To play devil’s advocate for a second, maybe money really isn’t as big of an influence in politics as it’s cracked up to be. After all, Jeb Bush and the super PAC supporting him spent $130 million and won nothing in 2016. Michael Bloomberg is one of the richest men in the country and although that bought him three elections as mayor of New York, he determined that not even $1 billion could buy him the presidency. And Donald Trump is winning without spending a ton of money, in relative terms.
You’re right—Jeb Bush didn’t do well even with all the money spent on his behalf, but you could also argue that if he didn’t have the cash he did, he would have dropped out long before Republicans even started voting.
The same is true of Ben Carson, who stuck around long after his poll numbers cratered. And, yes, it’s true that Trump has succeeded not because of how much money he’s spent but how successful he has been at getting the media to cover him—allowing him to get his message out nearly for free. There are so many factors that figure into a presidential race that money is not always paramount.

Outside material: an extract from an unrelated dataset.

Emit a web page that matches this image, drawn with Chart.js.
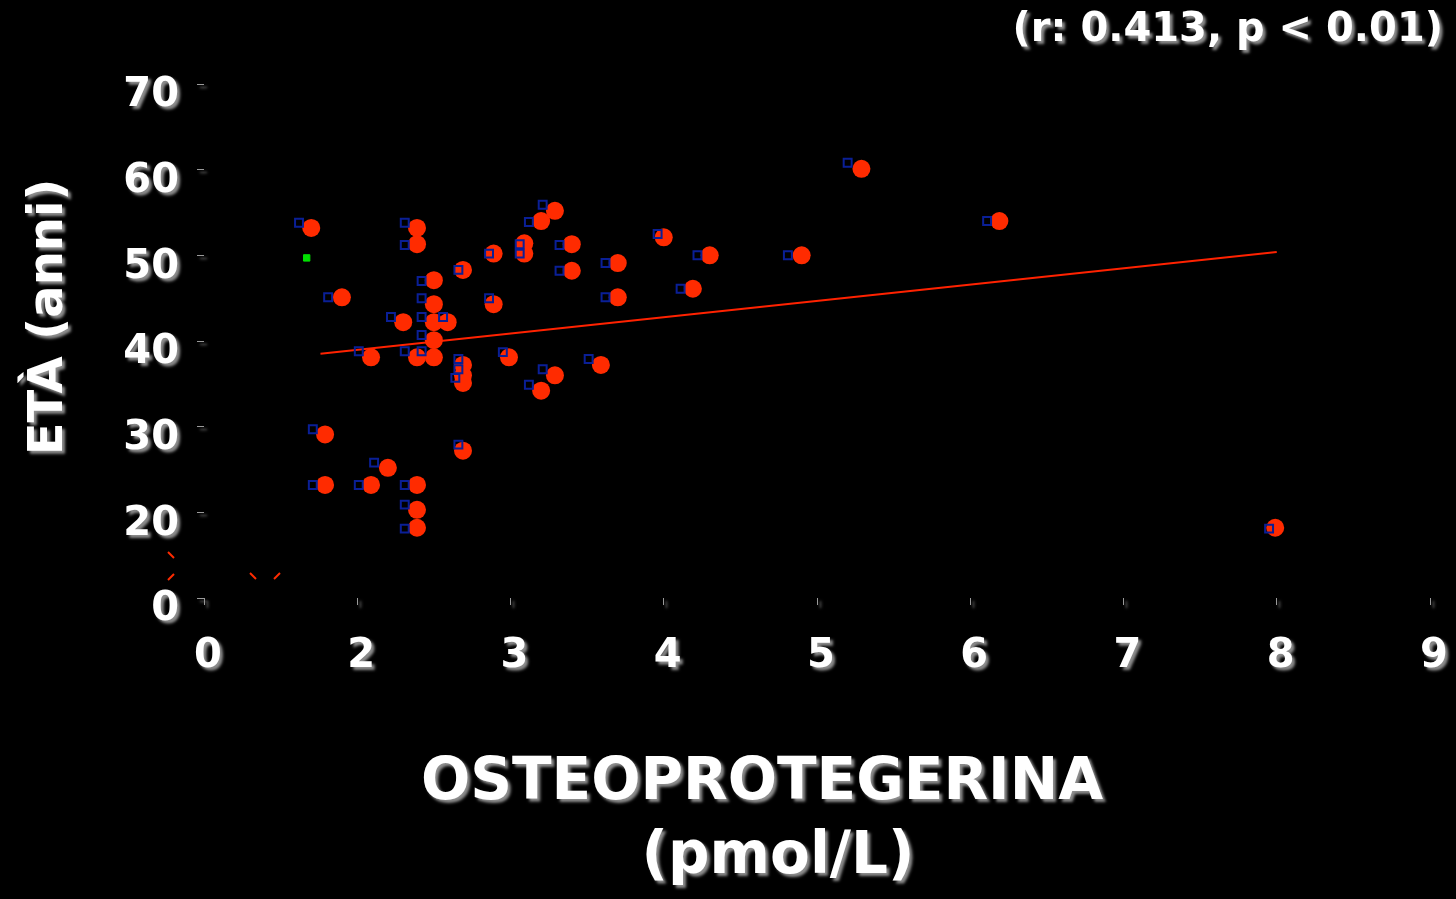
<!DOCTYPE html>
<html>
<head>
<meta charset="utf-8">
<script src="https://cdn.jsdelivr.net/npm/chart.js@4.4.1/dist/chart.umd.min.js"></script>
<style>
html,body{margin:0;padding:0;background:#000;overflow:hidden;}
canvas{display:block;background:#000;}
</style>
</head>
<body>
<canvas id="c" width="1456" height="899"></canvas>
<script>
// ---- data ----
const redX = [1.70,1.90,1.79,1.79,2.09,2.09,2.20,2.30,2.39,2.39,2.39,2.39,2.39,2.39,2.50,2.50,2.50,2.50,2.50,2.59,2.69,2.69,2.69,2.69,2.69,2.89,2.89,2.99,3.09,3.09,3.20,3.29,3.29,3.20,3.40,3.40,3.59,3.70,3.70,4.00,4.19,4.30,4.90,5.29,6.19,7.99];
const redY = [53.2,45.1,29.1,23.2,38.1,23.2,25.2,42.2,53.2,51.3,38.1,23.2,20.3,18.2,47.1,44.3,42.2,40.1,38.1,42.2,48.3,37.2,36.0,35.1,27.2,50.2,44.3,38.1,51.4,50.2,54.0,55.2,36.0,34.2,51.3,48.2,37.2,49.1,45.1,52.1,46.1,50.0,50.0,60.1,54.0,18.2];
const blueX = [1.62,1.81,1.71,1.71,2.01,2.01,2.11,2.22,2.31,2.31,2.31,2.31,2.31,2.31,2.42,2.42,2.42,2.42,2.42,2.56,2.66,2.66,2.66,2.64,2.66,2.86,2.86,2.95,3.06,3.06,3.12,3.21,3.21,3.12,3.32,3.32,3.51,3.62,3.62,3.96,4.11,4.22,4.81,5.20,6.11,7.95];
const blueY = [53.8,45.1,29.7,23.2,38.8,23.2,25.8,42.8,53.8,51.2,38.8,23.2,20.9,18.1,47.0,45.0,42.8,40.7,38.8,42.8,48.3,37.9,36.7,35.7,27.9,50.2,45.0,38.7,51.3,50.2,53.9,55.9,36.7,34.9,51.2,48.2,37.9,49.1,45.1,52.5,46.1,50.0,50.0,60.8,54.0,18.1];
const greenX = [1.67];
const greenY = [49.7];
const fitX = [1.76, 8.0];
const fitY = [38.5, 50.4];
const xTickValues = [1,2,3,4,5,6,7,8,9];
const xTickLabels = ['0','2','3','4','5','6','7','8','9'];
const yTickValues = [10,20,30,40,50,60,70];
const yTickLabels = ['0','20','30','40','50','60','70'];
const titleText = '(r: 0.413, p < 0.01)';
const yTitle = 'ETÀ (anni)';
const xTitleLines = ['OSTEOPROTEGERINA','(pmol/L)'];

const pts = (xs, ys) => xs.map((x, i) => ({x: x, y: ys[i]}));
const FONT = '"DejaVu Sans", "Liberation Sans", sans-serif';

function setShadow(c){
  c.shadowColor = 'rgba(150,150,150,0.95)';
  c.shadowOffsetX = 3; c.shadowOffsetY = 3; c.shadowBlur = 3;
}
function clearShadow(c){
  c.shadowColor = 'rgba(0,0,0,0)';
  c.shadowOffsetX = 0; c.shadowOffsetY = 0; c.shadowBlur = 0;
}

const decor = {
  id: 'decor',
  beforeDraw(chart){
    const c = chart.ctx;
    c.save(); c.fillStyle = '#000'; c.fillRect(0,0,chart.width,chart.height); c.restore();
    setShadow(c);
  },
  beforeDatasetsDraw(chart){ clearShadow(chart.ctx); },
  afterDraw(chart){
    const c = chart.ctx, a = chart.chartArea;
    // axis break marks
    c.save();
    c.strokeStyle = '#ff2b00'; c.lineWidth = 2;
    const seg = (x1,y1,x2,y2) => { c.beginPath(); c.moveTo(x1,y1); c.lineTo(x2,y2); c.stroke(); };
    seg(a.left-36, a.bottom-46, a.left-30, a.bottom-40);
    seg(a.left-36, a.bottom-18, a.left-30, a.bottom-24);
    seg(a.left+46, a.bottom-25, a.left+52, a.bottom-19);
    seg(a.left+70, a.bottom-19, a.left+76, a.bottom-25);
    c.restore();
    // texts
    c.save();
    setShadow(c);
    c.fillStyle = '#fff';
    c.textBaseline = 'middle';
    c.font = 'bold 40px ' + FONT;
    c.textAlign = 'right';
    c.fillText(titleText, 1443, 31);
    c.textAlign = 'center';
    c.font = 'bold 58px ' + FONT;
    c.fillText(xTitleLines[0], 762, 784);
    c.fillText(xTitleLines[1], 778, 858);
    c.translate(50, 317);
    c.rotate(-Math.PI/2);
    c.font = 'bold 48px ' + FONT;
    c.fillText(yTitle, 0, 0);
    c.restore();
  }
};

new Chart(document.getElementById('c'), {
  type: 'scatter',
  data: {
    datasets: [
      { label: 'fit', type: 'line', data: pts(fitX, fitY), borderColor: '#ff2200', borderWidth: 2, pointRadius: 0, fill: false, order: 3 },
      { label: 'red', data: pts(redX, redY), backgroundColor: '#ff2b00', borderWidth: 0, pointRadius: 9, pointHoverRadius: 9, order: 2 },
      { label: 'blue', data: pts(blueX, blueY), pointStyle: 'rect', backgroundColor: 'rgba(0,0,0,0)', borderColor: '#0a1f96', borderWidth: 2, pointRadius: 5.6, order: 1 },
      { label: 'green', data: pts(greenX, greenY), pointStyle: 'rect', backgroundColor: '#00e000', borderColor: '#00e000', borderWidth: 1, pointRadius: 4.5, order: 0 }
    ]
  },
  options: {
    responsive: false,
    animation: false,
    devicePixelRatio: 1,
    layout: { padding: { left: 0, top: 84, right: 26, bottom: 0 } },
    plugins: { legend: { display: false }, tooltip: { enabled: false }, title: { display: false } },
    scales: {
      x: {
        type: 'linear', min: 1, max: 9,
        afterFit: s => { s.height = 301; s.paddingLeft = 0; s.paddingRight = 0; },
        afterBuildTicks: s => { s.ticks = xTickValues.map(v => ({value: v})); },
        ticks: { callback: (v, i) => xTickLabels[i], color: '#fff', font: { family: FONT, weight: 'bold', size: 40 }, padding: 28, labelOffset: 4, maxRotation: 0, autoSkip: false },
        grid: { display: true, drawOnChartArea: false, drawTicks: true, tickLength: 7, color: '#9a9a9a', lineWidth: 1 },
        border: { display: false }
      },
      y: {
        type: 'linear', min: 10, max: 70,
        afterFit: s => { s.width = 204; s.paddingTop = 0; s.paddingBottom = 0; },
        afterBuildTicks: s => { s.ticks = yTickValues.map(v => ({value: v})); },
        ticks: { callback: (v, i) => yTickLabels[i], color: '#fff', font: { family: FONT, weight: 'bold', size: 40 }, padding: 18, labelOffset: 12, autoSkip: false },
        grid: { display: true, drawOnChartArea: false, drawTicks: true, tickLength: 7, color: '#9a9a9a', lineWidth: 1 },
        border: { display: false }
      }
    }
  },
  plugins: [decor]
});
</script>
</body>
</html>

But what about congressional, state, and local elections that don’t get as much media attention? In those contests, money can play a much bigger role. It can be the difference in whether a candidate gets noticed or an issue gets raised, and which side spends the most is more often a determining factor in the outcome of an election.
These are some of the intriguing questions left to consider:
What is the role of the Federal Election Commission, and how can it better enforce the campaign-finance laws that are already on the books?
How much would it cost to implement a public financing system that candidates would actually participate in?
After Citizens United, what is the remaining legacy of the McCain-Feingold Campaign Finance Act of 2002?
Besides various forms of public financing, what other proposals could reduce the influence of money in politics?